Una constatazione, ma anche un segnale lanciato agli altri Paesi, produttori ma anche importatori, di alzare il livello d'attenzione nei confronti di un fiume chiamato export cinese. 
Quindi non deve certo sorprendere che l'ukase di Joe Biden si sia rivolto non solo alle auto, ma a gran parte di quei prodotti che agli importatori statunitensi conviene fare arrivare dalla Cina piuttosto che comprarli dai produttori americani a prezzi oggettivamente fuori commercio perché più alti, per i motivi che abbiamo esposto.
Quindi, oltre a quadruplicare le tariffe che erano applicate sui veicoli elettrici (portate dal 25 al 100%), salgono anche i dazi per altri prodotti cinesi: celle solari (dal 25% al 50%); acciaio e alluminio (da 7,5% a 25%, quasi triplicando); triplicando), batterie agli ioni di litio per i veicoli elettrici e sulle batterie al litio destinate ad altri usi. 
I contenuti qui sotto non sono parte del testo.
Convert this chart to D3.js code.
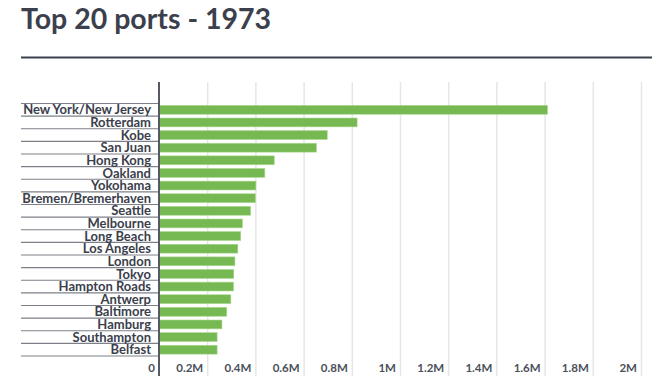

Per non parlare di quella che, per Biden, è veramente la madre di tutte le battaglie: assicurare l'indipendenza degli Stati Uniti nel settore dei semiconduttori. In attesa che l'America ne produca tanti da coprire la domanda (non solo interna), le tariffe sui semiconduttori cinesi importati saliranno dal 25% al 50%.